Public health officials blamed their woes on an odorant added to gas so it can be detected and have said they don’t expect long-term health impacts.

Vicky Walker, who lives close to the facility, said the smell was particularly strong the past few nights but wasn’t noticeable Thursday afternoon.

She spent three to four nights a week in a hotel after developing a cough, but returned regularly to work from her home office. But she gained five pounds as she stayed inside as much as possible and stopped walking her dog.

“I want to get back to life as I knew it as soon as possible,” Walker said. “And I hope property values don’t suffer.”

The leak at the largest underground gas storage reservoir in the West was declared an emergency by the governor. At its peak, the leak was estimated to contribute about a quarter of the state’s climate-altering methane emissions, leading some to call it the worst environmental disaster since the 2010 BP oil spill in the Gulf of Mexico.

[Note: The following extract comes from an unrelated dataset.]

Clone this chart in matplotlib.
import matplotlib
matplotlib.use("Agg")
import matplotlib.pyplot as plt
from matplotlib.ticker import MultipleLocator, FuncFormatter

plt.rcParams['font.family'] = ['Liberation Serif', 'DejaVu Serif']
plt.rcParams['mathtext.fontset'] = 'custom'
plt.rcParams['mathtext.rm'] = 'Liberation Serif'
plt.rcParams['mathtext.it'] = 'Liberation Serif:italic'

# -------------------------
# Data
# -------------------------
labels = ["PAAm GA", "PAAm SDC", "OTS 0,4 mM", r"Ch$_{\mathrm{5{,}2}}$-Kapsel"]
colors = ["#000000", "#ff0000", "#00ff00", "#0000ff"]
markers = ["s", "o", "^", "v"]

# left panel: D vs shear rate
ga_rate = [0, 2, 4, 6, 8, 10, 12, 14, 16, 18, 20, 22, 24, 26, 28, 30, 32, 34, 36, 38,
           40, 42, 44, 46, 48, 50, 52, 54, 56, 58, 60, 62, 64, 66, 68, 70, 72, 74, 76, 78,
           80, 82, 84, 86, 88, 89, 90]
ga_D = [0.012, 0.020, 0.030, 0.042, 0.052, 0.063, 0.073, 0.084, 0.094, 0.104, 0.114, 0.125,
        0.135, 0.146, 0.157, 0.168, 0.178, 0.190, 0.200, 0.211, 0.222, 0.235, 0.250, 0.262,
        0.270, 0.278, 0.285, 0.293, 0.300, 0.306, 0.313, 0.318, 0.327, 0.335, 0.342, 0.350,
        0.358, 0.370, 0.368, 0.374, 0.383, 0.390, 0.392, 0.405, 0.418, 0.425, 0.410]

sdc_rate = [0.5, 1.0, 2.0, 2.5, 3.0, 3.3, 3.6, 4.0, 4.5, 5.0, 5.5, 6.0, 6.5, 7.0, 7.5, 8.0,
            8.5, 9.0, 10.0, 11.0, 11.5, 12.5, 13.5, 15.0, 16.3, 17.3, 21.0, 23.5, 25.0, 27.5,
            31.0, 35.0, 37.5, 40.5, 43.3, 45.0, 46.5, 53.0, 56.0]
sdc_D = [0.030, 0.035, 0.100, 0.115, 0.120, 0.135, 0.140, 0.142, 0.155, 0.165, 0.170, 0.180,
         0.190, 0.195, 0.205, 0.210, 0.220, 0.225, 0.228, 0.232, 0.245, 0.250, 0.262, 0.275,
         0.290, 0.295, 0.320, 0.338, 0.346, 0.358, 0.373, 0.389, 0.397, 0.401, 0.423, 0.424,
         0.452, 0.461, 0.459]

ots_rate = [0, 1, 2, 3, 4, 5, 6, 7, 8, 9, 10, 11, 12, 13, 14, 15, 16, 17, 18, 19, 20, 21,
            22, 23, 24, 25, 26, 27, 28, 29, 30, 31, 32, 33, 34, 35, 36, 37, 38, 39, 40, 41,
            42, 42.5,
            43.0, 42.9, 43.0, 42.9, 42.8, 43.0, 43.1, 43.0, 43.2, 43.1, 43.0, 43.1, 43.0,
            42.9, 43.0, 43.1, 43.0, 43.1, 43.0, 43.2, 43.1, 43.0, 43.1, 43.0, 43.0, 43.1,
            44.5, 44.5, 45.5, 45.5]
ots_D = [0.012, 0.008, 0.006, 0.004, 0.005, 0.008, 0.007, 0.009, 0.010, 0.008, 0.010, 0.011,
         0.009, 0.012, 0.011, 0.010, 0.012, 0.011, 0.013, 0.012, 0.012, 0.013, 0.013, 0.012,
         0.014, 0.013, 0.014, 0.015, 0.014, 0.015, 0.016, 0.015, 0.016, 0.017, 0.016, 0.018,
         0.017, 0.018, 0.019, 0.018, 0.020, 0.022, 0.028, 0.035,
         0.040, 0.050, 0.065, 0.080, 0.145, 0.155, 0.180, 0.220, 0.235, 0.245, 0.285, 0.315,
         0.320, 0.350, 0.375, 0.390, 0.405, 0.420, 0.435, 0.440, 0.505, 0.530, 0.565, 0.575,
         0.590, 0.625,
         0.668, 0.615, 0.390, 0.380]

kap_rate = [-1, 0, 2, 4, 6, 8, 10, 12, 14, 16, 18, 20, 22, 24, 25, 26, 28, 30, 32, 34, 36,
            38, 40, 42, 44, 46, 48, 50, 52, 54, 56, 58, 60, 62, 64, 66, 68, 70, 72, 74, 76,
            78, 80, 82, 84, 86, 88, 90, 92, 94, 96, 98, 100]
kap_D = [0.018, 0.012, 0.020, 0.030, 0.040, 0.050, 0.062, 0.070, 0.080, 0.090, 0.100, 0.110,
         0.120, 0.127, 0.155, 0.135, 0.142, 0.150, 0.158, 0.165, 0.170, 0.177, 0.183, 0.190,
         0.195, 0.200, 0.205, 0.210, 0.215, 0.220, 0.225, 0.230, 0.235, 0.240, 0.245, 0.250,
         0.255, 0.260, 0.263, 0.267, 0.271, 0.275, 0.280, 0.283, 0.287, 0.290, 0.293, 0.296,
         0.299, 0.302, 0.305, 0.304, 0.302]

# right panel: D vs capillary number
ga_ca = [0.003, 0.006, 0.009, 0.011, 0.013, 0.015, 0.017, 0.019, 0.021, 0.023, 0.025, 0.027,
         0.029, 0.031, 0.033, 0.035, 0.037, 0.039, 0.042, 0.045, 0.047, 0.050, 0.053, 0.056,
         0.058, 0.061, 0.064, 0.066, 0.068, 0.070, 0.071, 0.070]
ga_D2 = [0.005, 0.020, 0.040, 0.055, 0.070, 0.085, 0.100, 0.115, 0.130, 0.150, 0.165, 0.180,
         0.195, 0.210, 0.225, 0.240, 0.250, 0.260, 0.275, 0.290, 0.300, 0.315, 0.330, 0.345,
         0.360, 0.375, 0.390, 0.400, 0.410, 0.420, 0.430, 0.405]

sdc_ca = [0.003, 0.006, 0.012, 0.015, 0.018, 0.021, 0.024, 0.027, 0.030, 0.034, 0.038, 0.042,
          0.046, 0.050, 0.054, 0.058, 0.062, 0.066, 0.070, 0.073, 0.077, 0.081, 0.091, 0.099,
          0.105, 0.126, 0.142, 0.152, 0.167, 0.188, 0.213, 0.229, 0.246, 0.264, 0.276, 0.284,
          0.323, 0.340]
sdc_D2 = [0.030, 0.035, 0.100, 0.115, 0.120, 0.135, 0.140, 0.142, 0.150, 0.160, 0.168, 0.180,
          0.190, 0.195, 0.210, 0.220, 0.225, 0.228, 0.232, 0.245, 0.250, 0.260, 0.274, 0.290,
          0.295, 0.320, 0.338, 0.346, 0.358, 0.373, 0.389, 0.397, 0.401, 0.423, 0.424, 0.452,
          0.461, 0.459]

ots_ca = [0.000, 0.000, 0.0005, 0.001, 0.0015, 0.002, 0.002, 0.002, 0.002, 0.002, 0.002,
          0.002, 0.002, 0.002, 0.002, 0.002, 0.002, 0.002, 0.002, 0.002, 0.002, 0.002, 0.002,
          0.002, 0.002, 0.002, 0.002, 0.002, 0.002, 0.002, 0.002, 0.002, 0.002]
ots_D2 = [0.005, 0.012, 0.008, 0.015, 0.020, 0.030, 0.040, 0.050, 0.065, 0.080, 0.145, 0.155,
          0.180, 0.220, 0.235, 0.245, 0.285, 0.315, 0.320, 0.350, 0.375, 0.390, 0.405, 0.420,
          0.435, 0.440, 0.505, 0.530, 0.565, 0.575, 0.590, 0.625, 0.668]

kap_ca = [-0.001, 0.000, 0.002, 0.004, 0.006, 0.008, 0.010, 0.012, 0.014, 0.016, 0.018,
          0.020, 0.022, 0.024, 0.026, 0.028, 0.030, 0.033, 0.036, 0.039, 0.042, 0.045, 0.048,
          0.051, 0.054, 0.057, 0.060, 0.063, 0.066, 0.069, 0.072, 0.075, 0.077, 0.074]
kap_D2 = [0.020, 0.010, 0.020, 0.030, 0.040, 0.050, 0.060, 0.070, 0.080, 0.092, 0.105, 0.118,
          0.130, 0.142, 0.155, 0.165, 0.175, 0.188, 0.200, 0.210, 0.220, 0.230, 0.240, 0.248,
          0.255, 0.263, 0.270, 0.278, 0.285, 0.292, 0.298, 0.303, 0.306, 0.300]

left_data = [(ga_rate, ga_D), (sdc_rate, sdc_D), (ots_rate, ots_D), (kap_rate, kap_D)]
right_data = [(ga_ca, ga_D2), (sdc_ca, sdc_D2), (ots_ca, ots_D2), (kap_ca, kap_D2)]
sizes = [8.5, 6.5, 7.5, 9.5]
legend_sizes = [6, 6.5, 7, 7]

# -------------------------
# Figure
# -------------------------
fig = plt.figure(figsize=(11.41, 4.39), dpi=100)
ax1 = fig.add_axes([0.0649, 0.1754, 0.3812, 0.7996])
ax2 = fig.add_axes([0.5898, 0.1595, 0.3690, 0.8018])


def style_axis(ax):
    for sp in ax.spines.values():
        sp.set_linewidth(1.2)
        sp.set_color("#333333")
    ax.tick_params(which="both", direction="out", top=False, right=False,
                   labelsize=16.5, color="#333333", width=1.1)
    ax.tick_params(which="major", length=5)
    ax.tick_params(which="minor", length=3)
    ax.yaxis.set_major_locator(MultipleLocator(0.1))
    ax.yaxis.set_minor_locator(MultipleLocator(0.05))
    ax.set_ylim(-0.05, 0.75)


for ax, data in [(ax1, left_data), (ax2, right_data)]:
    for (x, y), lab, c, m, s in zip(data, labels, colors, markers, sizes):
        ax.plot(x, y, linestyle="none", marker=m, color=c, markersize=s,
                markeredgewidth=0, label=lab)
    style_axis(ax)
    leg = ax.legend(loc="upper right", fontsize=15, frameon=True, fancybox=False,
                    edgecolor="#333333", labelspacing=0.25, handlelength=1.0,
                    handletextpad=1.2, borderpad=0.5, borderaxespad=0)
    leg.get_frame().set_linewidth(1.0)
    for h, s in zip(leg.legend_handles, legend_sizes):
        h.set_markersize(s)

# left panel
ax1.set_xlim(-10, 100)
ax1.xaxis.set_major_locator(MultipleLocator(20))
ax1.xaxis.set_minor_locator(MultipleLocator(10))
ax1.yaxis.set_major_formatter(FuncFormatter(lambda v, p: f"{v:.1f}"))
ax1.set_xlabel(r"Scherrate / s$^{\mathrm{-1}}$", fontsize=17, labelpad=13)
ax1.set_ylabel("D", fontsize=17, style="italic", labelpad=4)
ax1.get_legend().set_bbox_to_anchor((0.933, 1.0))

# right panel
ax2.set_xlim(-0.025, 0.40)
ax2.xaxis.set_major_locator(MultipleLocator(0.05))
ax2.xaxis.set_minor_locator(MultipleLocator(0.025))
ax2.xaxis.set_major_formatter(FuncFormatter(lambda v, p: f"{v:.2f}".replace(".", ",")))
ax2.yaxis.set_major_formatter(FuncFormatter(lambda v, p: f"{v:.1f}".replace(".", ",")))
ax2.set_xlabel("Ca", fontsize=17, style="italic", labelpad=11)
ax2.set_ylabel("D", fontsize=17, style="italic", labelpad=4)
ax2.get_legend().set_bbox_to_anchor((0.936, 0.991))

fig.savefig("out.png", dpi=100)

While the gas was invisible, its impact could be seen in half-vacant subdivisions, two shuttered schools and on the faces of angry residents who packed public meetings and community forums and demanded the Aliso Canyon storage facility be shut down.

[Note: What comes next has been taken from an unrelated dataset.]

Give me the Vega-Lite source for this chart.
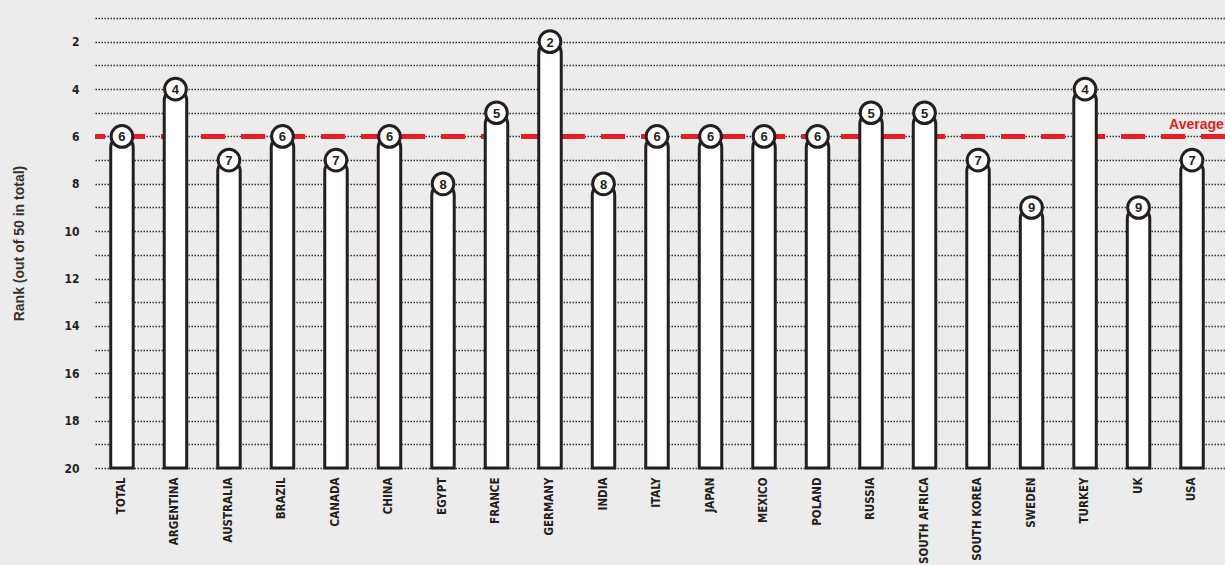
{
  "$schema": "https://vega.github.io/schema/vega-lite/v6.json",
  "autosize": "none",
  "width": 1130,
  "height": 450,
  "padding": {"left": 95, "top": 18, "right": 0, "bottom": 97},
  "background": "#ececed",
  "config": {"view": {"stroke": null}},
  "data": {"values": [
    {"country": "TOTAL", "rank": 6},
    {"country": "ARGENTINA", "rank": 4},
    {"country": "AUSTRALIA", "rank": 7},
    {"country": "BRAZIL", "rank": 6},
    {"country": "CANADA", "rank": 7},
    {"country": "CHINA", "rank": 6},
    {"country": "EGYPT", "rank": 8},
    {"country": "FRANCE", "rank": 5},
    {"country": "GERMANY", "rank": 2},
    {"country": "INDIA", "rank": 8},
    {"country": "ITALY", "rank": 6},
    {"country": "JAPAN", "rank": 6},
    {"country": "MEXICO", "rank": 6},
    {"country": "POLAND", "rank": 6},
    {"country": "RUSSIA", "rank": 5},
    {"country": "SOUTH AFRICA", "rank": 5},
    {"country": "SOUTH KOREA", "rank": 7},
    {"country": "SWEDEN", "rank": 9},
    {"country": "TURKEY", "rank": 4},
    {"country": "UK", "rank": 9},
    {"country": "USA", "rank": 7}
  ]},
  "encoding": {
    "x": {
      "field": "country", "type": "nominal", "sort": null,
      "scale": {"paddingInner": 0.58, "paddingOuter": 0.35, "align": 0.42},
      "axis": {
        "title": null, "labelAngle": -90, "labelAlign": "right", "labelBaseline": "middle",
        "labelFont": "DejaVu Sans Condensed, Liberation Sans, sans-serif", "labelFontWeight": "bold", "labelFontSize": 11.5,
        "labelColor": "#231f20", "labelPadding": 9, "ticks": false, "domain": false, "grid": false
      }
    },
    "y": {
      "field": "rank", "type": "quantitative",
      "scale": {"domain": [1, 20], "reverse": true, "nice": false, "zero": false},
      "axis": {
        "values": [1,2,3,4,5,6,7,8,9,10,11,12,13,14,15,16,17,18,19,20],
        "labelExpr": "datum.value % 2 == 0 ? '' + datum.value : ''",
        "labelOverlap": false,
        "labelFlush": false,
        "title": "Rank (out of 50 in total)", "titleFont": "Liberation Sans", "titleFontSize": 14,
        "titleFontWeight": "bold", "titleColor": "#333333", "titlePadding": 37,
        "labelFont": "DejaVu Sans Condensed, Liberation Sans, sans-serif", "labelFontWeight": "bold", "labelFontSize": 12,
        "labelColor": "#231f20", "labelPadding": 16,
        "ticks": false, "domain": false,
        "grid": true, "gridColor": "#333333", "gridDash": [1.5, 1.5], "gridWidth": 1.5, "gridOpacity": 1
      }
    }
  },
  "layer": [
    {
      "mark": {"type": "rule", "stroke": "#e31e24", "strokeWidth": 4, "strokeDash": [24, 16]},
      "encoding": {
        "x": null,
        "y": {"datum": 6, "type": "quantitative"}
      }
    },
    {
      "mark": {"type": "bar", "fill": "#ffffff", "stroke": "#231f20", "strokeWidth": 3,
               "cornerRadiusTopLeft": 11, "cornerRadiusTopRight": 11},
      "encoding": {
        "y2": {"datum": 20}
      }
    },
    {
      "mark": {"type": "point", "shape": "circle", "filled": true, "fill": "#ffffff", "stroke": "#231f20",
               "strokeWidth": 3, "size": 470, "opacity": 1},
      "encoding": {}
    },
    {
      "mark": {"type": "text", "font": "Liberation Sans", "fontWeight": "bold", "fontSize": 13,
               "color": "#231f20", "baseline": "middle", "align": "center", "dy": 1},
      "encoding": {
        "text": {"field": "rank"}
      }
    },
    {
      "data": {"values": [{"label": "Average", "country": "USA", "rank": 6}]},
      "mark": {"type": "text", "font": "Liberation Sans", "fontWeight": "bold", "fontSize": 14,
               "color": "#e31e24", "align": "left", "baseline": "bottom", "dx": -23, "dy": -4},
      "encoding": {
        "text": {"field": "label"}
      }
    }
  ]
}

The blowout happened in a 60-year-old well that was built to pump oil from porous rock a mile-and-a-half below the Santa Susana Mountains. After the oil ran dry in the 1970s, the field of 115 wells was reused to store natural gas.

When demand and prices were low, gas was injected at high pressure in the ground. It was piped out during cold months or to fuel gas-run electricity plants during energy spikes.

High-tech equipment will be used to survey the ruptured pipe for clues about what went wrong after it is permanently sealed.

Residents who voluntarily moved out will have at least a week to return to their homes after inspectors use a five-step process to certify it is safe.

SoCalGas has paid to relocate residents in hotels, apartments and houses. Hotel dwellers will have eight days to return home and those who moved to other accommodations can stay through the end of short-term leases they signed.

In recent weeks, 1,700 families have returned home as the rate of the leak dwindled and air filters were installed in their homes, the company said.

Once the well is sealed, though, life for some may never return to normal. The incident has focused attention on the aging facility and the state is investigating how Southern California would replace a major source of energy if it is shut down forever.

Many folks are concerned about plummeting home values now that Porter Ranch is associated with this disaster and others fear returning to unhealthy homes or a repeat incident.

“Because this one well we know about is shut down, it doesn’t indicate anything about the rest of the facility,” said Matt Pakucko, president of Save Porter Ranch, a group advocating to shutter the facility. “People are terrified to go home.”


This story has been corrected to reflect that the investigation of the cause of the leak will come after the well is sealed.